Young people with ADHD are not only at increased risk of starting to smoke cigarettes, they also tend to become more seriously addicted to tobacco and more vulnerable to environmental factors such as having friends or parents who smoke.
ADHD appears to increase level of nicotine dependence in smokers
Study may help shed light on underlying biological mechanisms
Young people with ADHD are not only at increased risk of starting to smoke cigarettes, they also tend to become more seriously addicted to tobacco and more vulnerable to environmental factors such as having friends or parents who smoke, according to a study from Massachusetts General Hospital reseachers. The report in the Journal of Pediatrics also found that individuals with more ADHD-related symptoms, even those who don’t have the full syndrome, are at greater risk of becoming dependent on nicotine than those with fewer symptoms.
“Knowing that ADHD increases the risk of more serious nicotine addiction stresses the importance of prevention efforts aimed at adolescents and their families,” says Timothy Wilens, MD, director of the Substance Abuse Program in the MGH Pediatric Psychopharmacology Department, who led the study. “It also gives us clues about how the neurotransmitter systems involved in ADHD and tobacco use may be interacting.”

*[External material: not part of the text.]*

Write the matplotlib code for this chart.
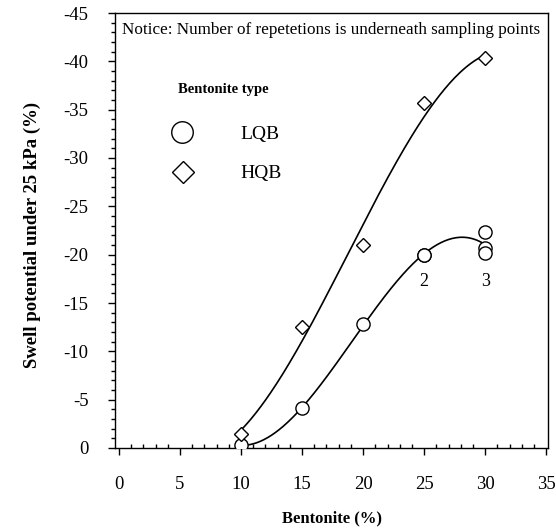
import numpy as np
import matplotlib
matplotlib.use("Agg")
import matplotlib.pyplot as plt
from matplotlib.ticker import MultipleLocator

plt.rcParams['font.family'] = ['Liberation Serif', 'DejaVu Serif']

# Swell potential measurements (%), repetitions listed individually
lqb_x = [10, 15, 20, 25, 25, 30, 30, 30]
lqb_y = [-0.3, -4.1, -12.8, -20.0, -20.0, -22.3, -20.7, -20.2]
hqb_x = [10, 15, 20, 25, 30]
hqb_y = [-1.5, -12.5, -21.0, -35.7, -40.3]

rep_labels = [(25, "2"), (30, "3")]

x_ticks = [0, 5, 10, 15, 20, 25, 30, 35]
y_ticks = [0, -5, -10, -15, -20, -25, -30, -35, -40, -45]

fig = plt.figure(figsize=(5.56, 5.30), dpi=100)
ax = fig.add_axes([115 / 556, 1 - 448 / 530, (548 - 115) / 556, (448 - 13) / 530])


def cubic_trend(x, y):
    """Cubic least-squares trend through the mean value at each dosage."""
    x = np.asarray(x, float)
    y = np.asarray(y, float)
    ux = np.unique(x)
    uy = np.array([y[x == v].mean() for v in ux])
    return np.polyfit(ux, uy, 3)


xs = np.linspace(10, 30, 200)
for x, y in ((lqb_x, lqb_y), (hqb_x, hqb_y)):
    ax.plot(xs, np.polyval(cubic_trend(x, y), xs), color='black', lw=1.2, zorder=2)

ax.plot(lqb_x, lqb_y, ls='none', marker='o', ms=9.5, mfc='white', mec='black',
        mew=1.0, zorder=3)
ax.plot(hqb_x, hqb_y, ls='none', marker='D', ms=7, mfc='white', mec='black',
        mew=1.0, zorder=3)

for xv, txt in rep_labels:
    ax.annotate(txt, (xv, -20), xytext=(0, -19), textcoords='offset points',
                ha='center', va='center', fontsize=13)

ax.set_xlim(-0.33, 35.15)
ax.set_ylim(0, -45)
ax.set_xticks(x_ticks)
ax.set_yticks(y_ticks)
ax.set_yticklabels([str(v) for v in y_ticks])
ax.xaxis.set_minor_locator(MultipleLocator(1))
ax.yaxis.set_minor_locator(MultipleLocator(1))
ax.tick_params(axis='both', which='major', length=5, width=1, labelsize=13.5)
ax.tick_params(axis='x', which='major', direction='out', pad=15)
ax.tick_params(axis='x', which='minor', direction='in', length=3, width=1)
ax.tick_params(axis='y', which='major', direction='out', pad=14)
ax.tick_params(axis='y', which='minor', direction='out', length=3, width=1)
for s in ax.spines.values():
    s.set_linewidth(1.0)

ax.set_xlabel("Bentonite (%)", fontsize=12, fontweight='bold', labelpad=13)
ax.set_ylabel("Swell potential under 25 kPa (%)", fontsize=13.5, fontweight='bold')
ax.yaxis.set_label_coords(-0.17, 0.49)

ax.text(0.5, 0.96, "Notice: Number of repetetions is underneath sampling points",
        transform=ax.transAxes, ha='center', va='center', fontsize=12.3)

# Key for the two bentonite types
ax.text(0.249, 0.823, "Bentonite type", transform=ax.transAxes, ha='center',
        va='center', fontsize=10.5, fontweight='bold')
ax.plot([0.155], [0.7264], transform=ax.transAxes, ls='none', marker='o', ms=15.5,
        mfc='white', mec='black', mew=1.0, clip_on=False)
ax.plot([0.157], [0.6345], transform=ax.transAxes, ls='none', marker='D', ms=11.5,
        mfc='white', mec='black', mew=1.0, clip_on=False)
ax.text(0.2887, 0.7264, "LQB", transform=ax.transAxes, ha='left',
        va='center_baseline', fontsize=14)
ax.text(0.2887, 0.6345, "HQB", transform=ax.transAxes, ha='left',
        va='center_baseline', fontsize=14)

fig.savefig("out.png", dpi=100)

Several studies have shown young people with ADHD are more like to smoke and to start smoking at an earlier age. The current investigation was designed to examine whether ADHD also increases the severity of nicotine dependence. Participants were taken from two long-term studies – one in boys and the other in girls – that analyzed a variety of factors in children and adolescents with ADHD compared with a matched control group. Participants completed a standardized questionnaire evaluating smoking history and levels of tobacco dependence in current smokers. Responses from 80 participants with ADHD and 86 controls, all ranging from age 15 to 25, were available for analysis.
While 69 percent of participants with ADHD had ever smoked and 41 percent were current smokers, only 44 percent of controls had ever smoked, with 17 currently smoking. Smokers with ADHD began using tobacco about a year and a half sooner than did control group members, and moderate or higher levels of nicotine dependence were reported by 21 percent of AHDH participants but less than 1 percent of controls.
The two larger studies in which participants enrolled had included assessments of psychiatric symptoms, including those associated with ADHD. For both participants with ADHD and the controls, the more ADHD-related symptoms such as prominent inattention, distraction, overactivity or impulsivity the smokers had, the more serious their dependence on nicotine. A similar increase in tobacco dependence was associated with living with a smoker or having a parent or friend who smoked in ADHD participants but not in controls, implying that the vulnerability to smoking bestowed by ADHD was amplified by environmental factors, Wilens explains.
The study’s findings also suggests biological mechanisms that may underlie both ADHD and nicotine dependence. “We’ve already shown that nicotine-based medications can treat ADHD symptoms, and it’s known that the children of mothers who smoked during pregnancy are at greater risk of ADHD,” Wilens says. “It looks like interplay between the dopamine system, more substantially related to ADHD and addiction, and the cholinergic system related to smoking is probably important. Further investigations of the neurobiological aspects and potential issues of self-medication should help us better understand what is going on.” Wilens is an associate professor of Psychiatry at Harvard Medical School.
Co-authors of the Journal of Pediatrics article are Michael Vitulano, Joel Adamson, Robert Sawtelle, Linsey Utzinger and Joseph Biederman, MD, of the MGH Pediatric Psychopharmacology Program; and Himanshu Upadhyaya, MD, Medical University of South Carolina. The study was supported in part by the National Institute on Drug Abuse. Wilens has received grant support for other studies from Abbott, Lilly, McNeil, Merck, National Institutes of Health (National Institute on Drug Abuse) and Shire; he is a speaker for McNeil, Novartis and Shire; and serves as a consultant for Abbott, McNeil, Eli Lilly and Company, Merck, NIDA, Novartis, and Shire.
Massachusetts General Hospital, established in 1811, is the original and largest teaching hospital of Harvard Medical School. The MGH conducts the largest hospital-based research program in the United States, with an annual research budget of more than $500 million and major research centers in AIDS, cardiovascular research, cancer, computational and integrative biology, cutaneous biology, human genetics, medical imaging, neurodegenerative disorders, regenerative medicine, systems biology, transplantation biology and photomedicine.